**WHAT IS REQUIRED:** The listing below begins with the first line you should copy; stop after the line containing "positions = list(range(len(category_labels)))", and drop every picture.

**RECORD SET:**
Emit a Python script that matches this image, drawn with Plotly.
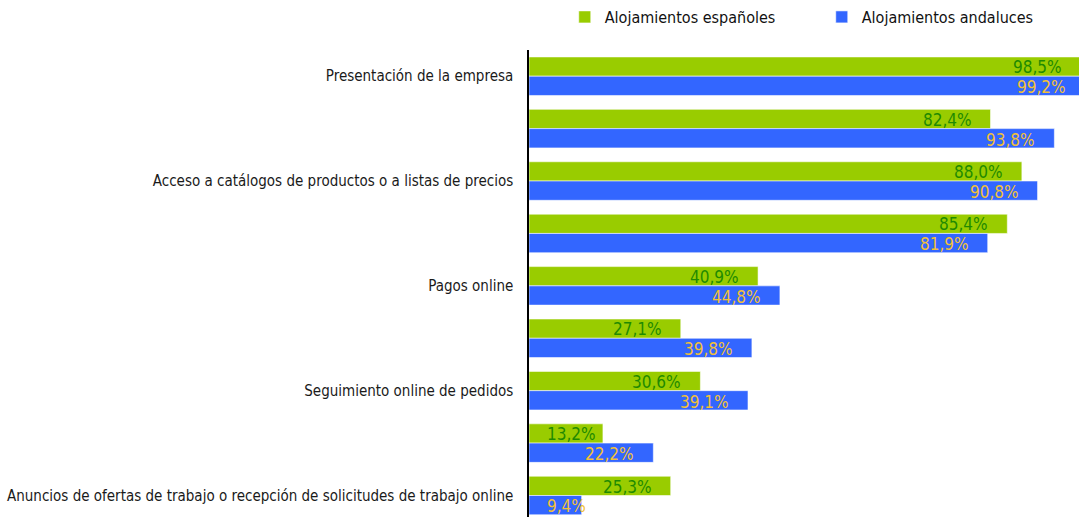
import plotly.graph_objects as go

# Categories from top to bottom; only every other one carries a visible label
category_labels = [
    "Presentación de la empresa",
    "",
    "Acceso a catálogos de productos o a listas de precios",
    "",
    "Pagos online",
    "",
    "Seguimiento online de pedidos",
    "",
    "Anuncios de ofertas de trabajo o recepción de solicitudes de trabajo online",
]
positions = list(range(len(category_labels)))

espanoles = [98.5, 82.4, 88.0, 85.4, 40.9, 27.1, 30.6, 13.2, 25.3]
andaluces = [99.2, 93.8, 90.8, 81.9, 44.8, 39.8, 39.1, 22.2, 9.4]

series_names = ["Alojamientos españoles", "Alojamientos andaluces"]
bar_colors = ["#99cc00", "#3366ff"]
label_colors = ["#1f8a00", "#f2c037"]

FONT = "DejaVu Sans Condensed, Liberation Sans Narrow, sans-serif"
X_MAX = 98.2  # visible end of the value axis

fig = go.Figure()
for name, vals, col in zip(series_names, [espanoles, andaluces], bar_colors):
    fig.add_trace(go.Bar(
        name=name, x=vals, y=positions, orientation="h",
        marker=dict(color=col, line=dict(color="rgba(255,255,255,0.55)", width=1)),
    ))

# Value labels: right-aligned just inside the bar end, pushed right when the bar is short.
# x is given as a fraction of the axis span so labels of bars running past the edge still show.
offset_idx = [-0.19, 0.19]
for k, (vals, lc) in enumerate(zip([espanoles, andaluces], label_colors)):
    for i, v in enumerate(vals):
        txt = f"{v:.1f}%".replace(".", ",")
        if v < 14:
            ann = dict(x=0, xanchor="left", xshift=16)
        else:
            ann = dict(x=v / X_MAX, xanchor="right", xshift=-17)
        fig.add_annotation(
            xref="paper", yref="y",
            y=i + offset_idx[k], yanchor="middle", yshift=-1, text=txt,
            showarrow=False, font=dict(family=FONT, size=17, color=lc),
            **ann,
        )

fig.update_layout(
    width=1079, height=517,
    margin=dict(l=529, r=0, t=50, b=0),
    paper_bgcolor="white", plot_bgcolor="white",
    barmode="group", bargap=0.265, bargroupgap=0,
    font=dict(family=FONT, size=15, color="#1a1a1a"),
    legend=dict(
        orientation="h", x=0.065, xanchor="left", y=1.0, yanchor="top",
        yref="container", entrywidth=212, entrywidthmode="pixels",
        font=dict(family=FONT, size=16, color="#111111"),
        bgcolor="rgba(0,0,0,0)",
    ),
    xaxis=dict(range=[0, X_MAX], showgrid=False, zeroline=False,
               showticklabels=False, showline=False, fixedrange=True),
    yaxis=dict(range=[8.41, -0.5], tickmode="array", tickvals=positions,
               ticktext=category_labels, showgrid=False, zeroline=False,
               showline=True, linecolor="black", linewidth=1.5,
               ticks="", ticklabelstandoff=11, automargin=False,
               tickfont=dict(family=FONT, size=15, color="#1a1a1a")),
)

fig.write_html("out.html")
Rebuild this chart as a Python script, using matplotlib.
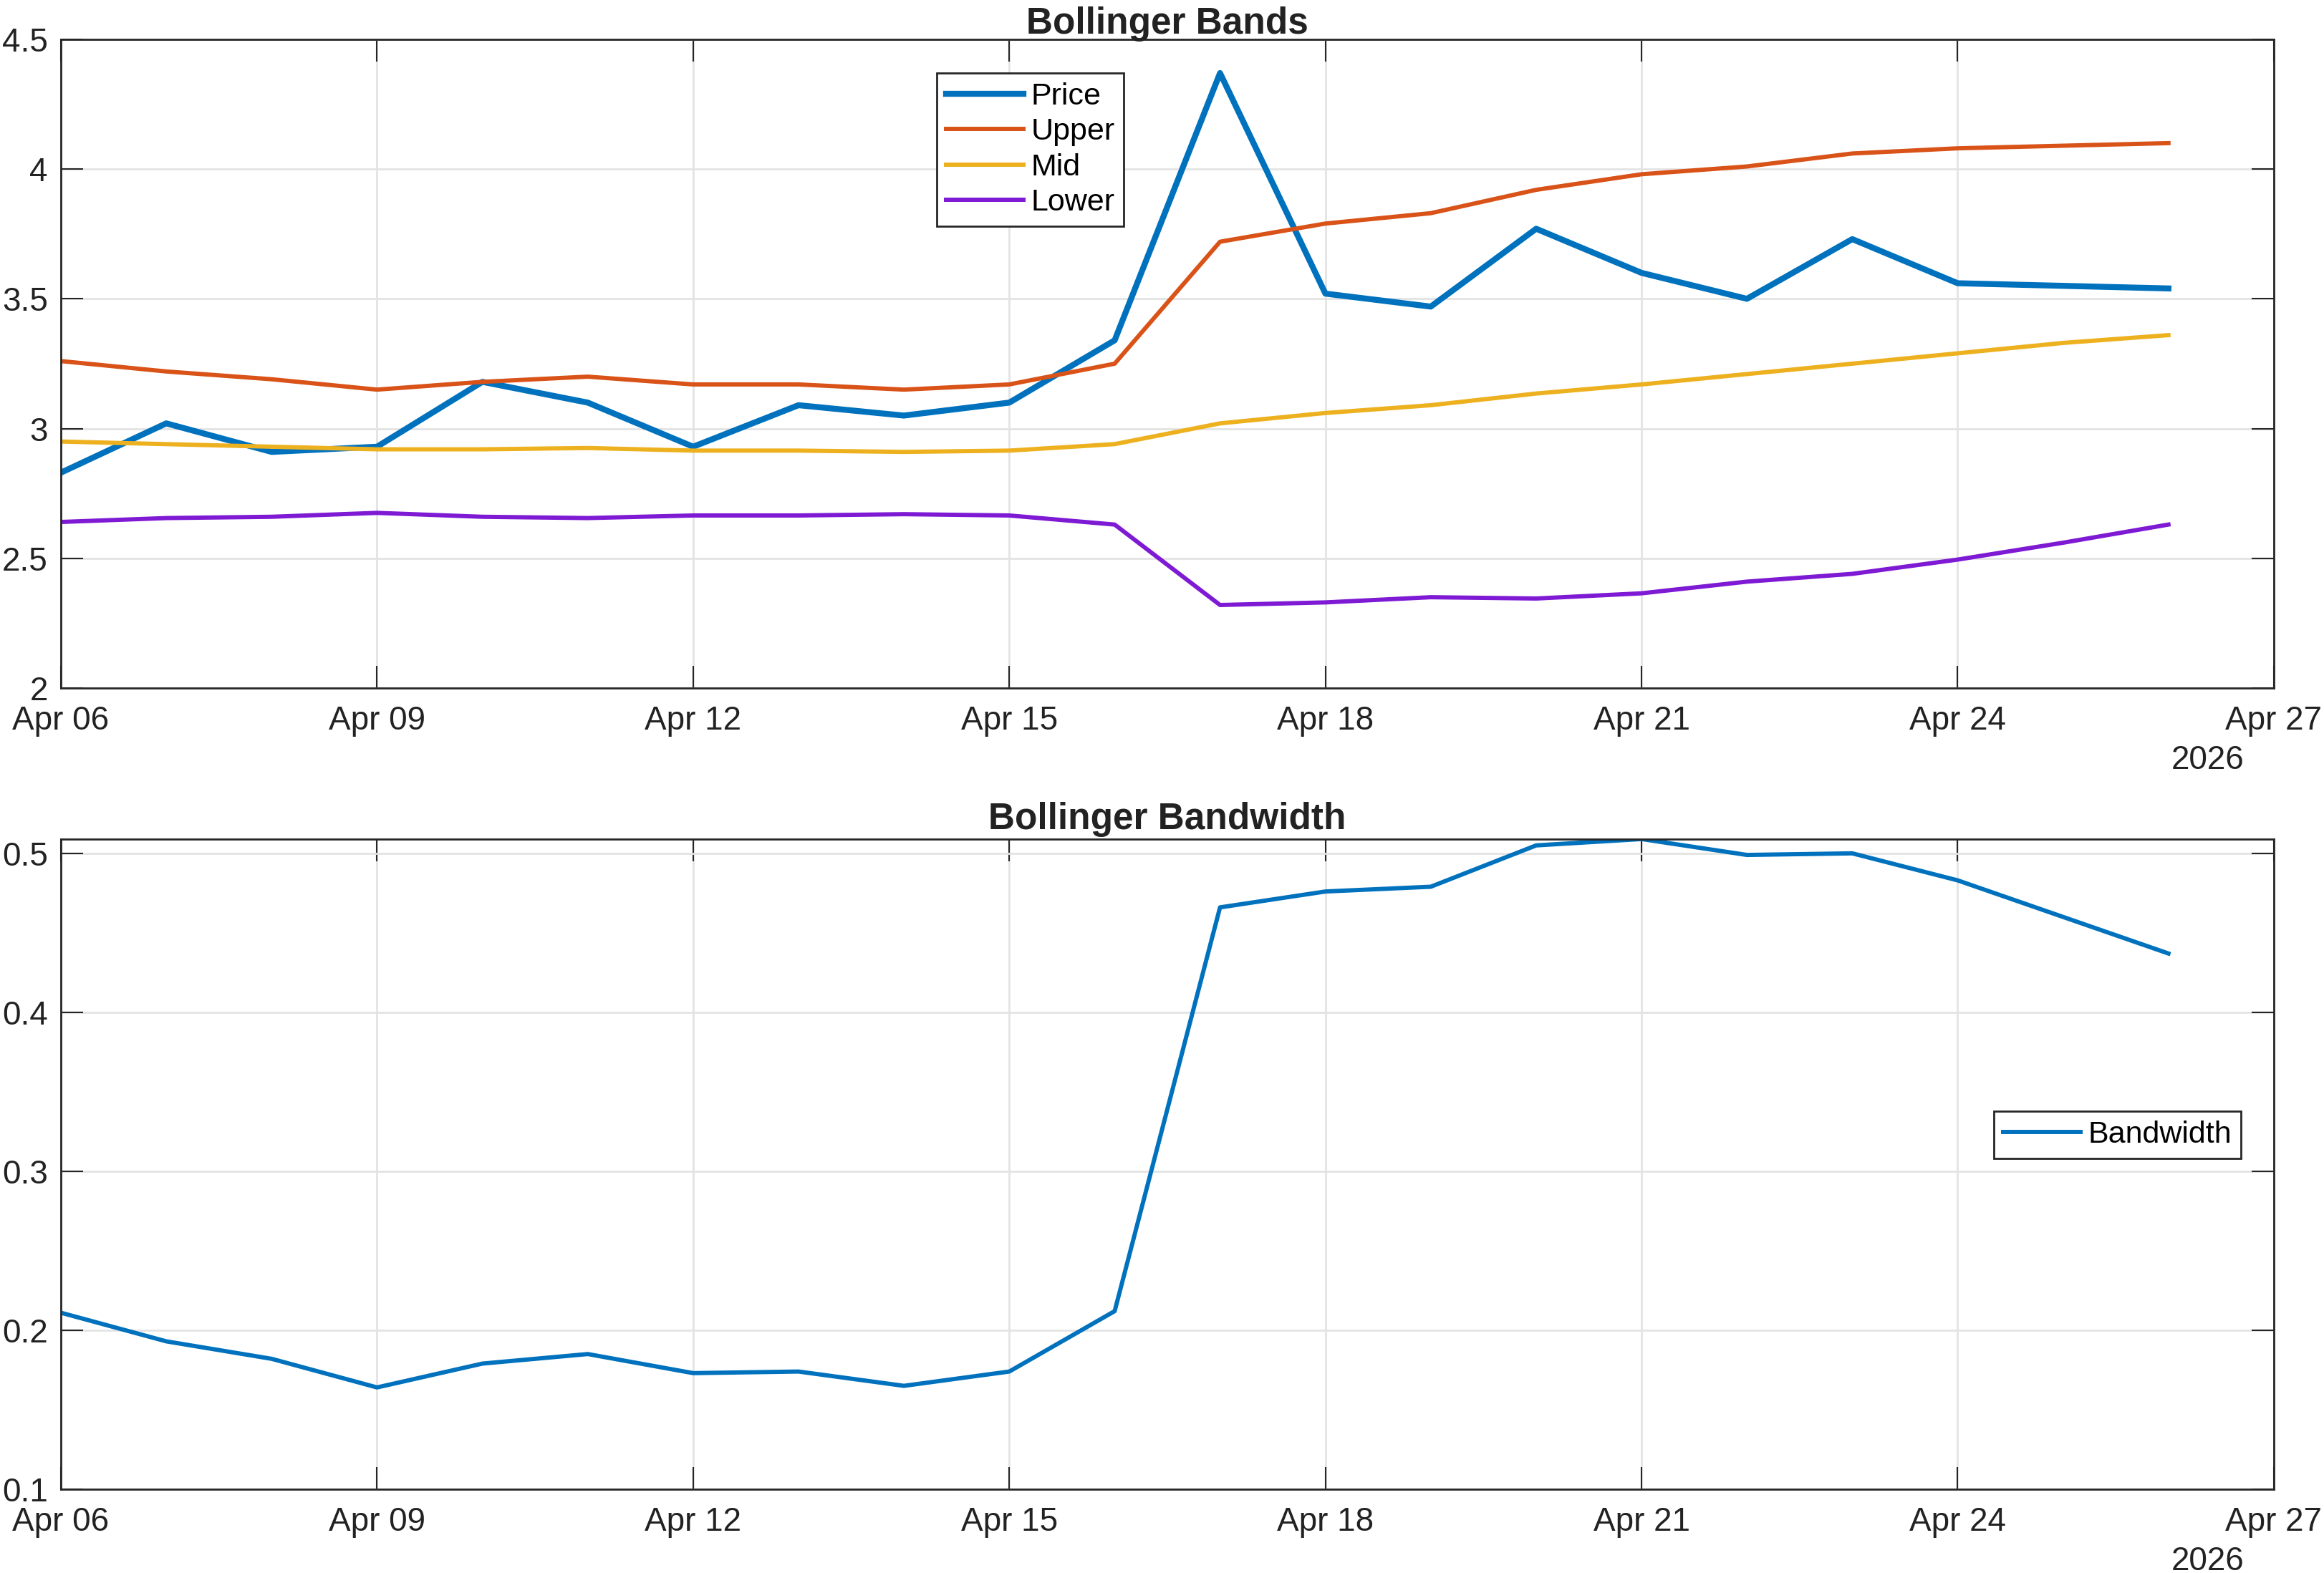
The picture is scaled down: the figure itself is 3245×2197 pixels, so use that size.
import numpy as np
import matplotlib
matplotlib.use('Agg')
import matplotlib.pyplot as plt
import matplotlib.dates as mdates
from matplotlib.ticker import FuncFormatter

plt.rcParams['font.family'] = ['Liberation Sans', 'DejaVu Sans']

# data (daily, Apr 06 .. Apr 26 2026)
dates = np.arange(np.datetime64('2026-04-06'), np.datetime64('2026-04-27'))
price = [2.83, 3.02, 2.91, 2.93, 3.18, 3.10, 2.93, 3.09, 3.05, 3.10, 3.34,
         4.37, 3.52, 3.47, 3.77, 3.60, 3.50, 3.73, 3.56, 3.55, 3.54]
upper = [3.26, 3.22, 3.19, 3.15, 3.18, 3.20, 3.17, 3.17, 3.15, 3.17, 3.25,
         3.72, 3.79, 3.83, 3.92, 3.98, 4.01, 4.06, 4.08, 4.09, 4.10]
mid = [2.95, 2.94, 2.93, 2.92, 2.92, 2.925, 2.915, 2.915, 2.91, 2.915, 2.94,
       3.02, 3.06, 3.09, 3.135, 3.17, 3.21, 3.25, 3.29, 3.33, 3.36]
lower = [2.64, 2.655, 2.66, 2.675, 2.66, 2.655, 2.665, 2.665, 2.67, 2.665, 2.63,
         2.32, 2.33, 2.35, 2.345, 2.365, 2.41, 2.44, 2.495, 2.56, 2.63]
bandwidth = [0.211, 0.193, 0.182, 0.164, 0.179, 0.185, 0.173, 0.174, 0.165, 0.174, 0.212,
             0.466, 0.476, 0.479, 0.505, 0.509, 0.499, 0.500, 0.483, 0.460, 0.437]

c_price = '#0072BD'
c_upper = '#D95319'
c_mid = '#EDB120'
c_lower = '#7E1AD4'
edge = '#262626'

fig = plt.figure(figsize=(32.45, 21.97), dpi=100)
ax1 = fig.add_axes([0.0262, 0.5626, 0.9522, 0.4124])
ax2 = fig.add_axes([0.0262, 0.0533, 0.9522, 0.4133])

ax1.plot(dates, price, color=c_price, lw=6, label='Price')
ax1.plot(dates, upper, color=c_upper, lw=4.3, label='Upper')
ax1.plot(dates, mid, color=c_mid, lw=4.3, label='Mid')
ax1.plot(dates, lower, color=c_lower, lw=4.3, label='Lower')
ax1.set_ylim(2, 4.5)
ax1.set_yticks([2, 2.5, 3, 3.5, 4, 4.5])
ax1.set_title('Bollinger Bands', fontsize=37, fontweight='bold', color='#222222', pad=6)

ax2.plot(dates, bandwidth, color=c_price, lw=4.3, label='Bandwidth')
ax2.set_ylim(0.1, 0.509)
ax2.set_yticks([0.1, 0.2, 0.3, 0.4, 0.5])
ax2.set_title('Bollinger Bandwidth', fontsize=37, fontweight='bold', color='#222222', pad=10)

fmt = FuncFormatter(lambda v, p: ('%g' % v))
for ax in (ax1, ax2):
    ax.set_xlim(np.datetime64('2026-04-06'), np.datetime64('2026-04-27'))
    ax.xaxis.set_major_locator(mdates.DayLocator(interval=3))
    ax.xaxis.set_major_formatter(mdates.DateFormatter('%b %d'))
    ax.yaxis.set_major_formatter(fmt)
    ax.grid(True, color='#e3e3e3', lw=2)
    ax.set_axisbelow(True)
    ax.tick_params(direction='in', length=22, width=1.5, top=True, right=True,
                   labelsize=33, colors=edge)
    ax.tick_params(axis='x', pad=17)
    ax.tick_params(axis='y', pad=13)
    for lab in ax.get_xticklabels() + ax.get_yticklabels():
        lab.set_color('#222222')
    for s in ax.spines.values():
        s.set_color(edge)
        s.set_linewidth(2)
    ax.annotate('2026', xy=(0.970, 0), xycoords='axes fraction',
                xytext=(0, -73), textcoords='offset points', fontsize=33,
                color='#222222', ha='center', va='center')

leg1 = ax1.legend(loc='upper left', bbox_to_anchor=(0.3958, 0.948), fontsize=31,
                  frameon=True, fancybox=False, framealpha=1, edgecolor=edge,
                  handlelength=2.5, handletextpad=0.25, labelspacing=0.22,
                  borderpad=0.3, borderaxespad=0)
leg1.get_frame().set_linewidth(2)
leg2 = ax2.legend(loc='upper left', bbox_to_anchor=(0.8735, 0.5815), fontsize=31,
                  frameon=True, fancybox=False, framealpha=1, edgecolor=edge,
                  handlelength=2.5, handletextpad=0.25, borderpad=0.3, borderaxespad=0)
leg2.get_frame().set_linewidth(2)

fig.savefig('out.png', dpi=100)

**COMPLETE RESPONSE:**
Emit a Python script that matches this image, drawn with Plotly.
import plotly.graph_objects as go

# Categories from top to bottom; only every other one carries a visible label
category_labels = [
    "Presentación de la empresa",
    "",
    "Acceso a catálogos de productos o a listas de precios",
    "",
    "Pagos online",
    "",
    "Seguimiento online de pedidos",
    "",
    "Anuncios de ofertas de trabajo o recepción de solicitudes de trabajo online",
]
positions = list(range(len(category_labels)))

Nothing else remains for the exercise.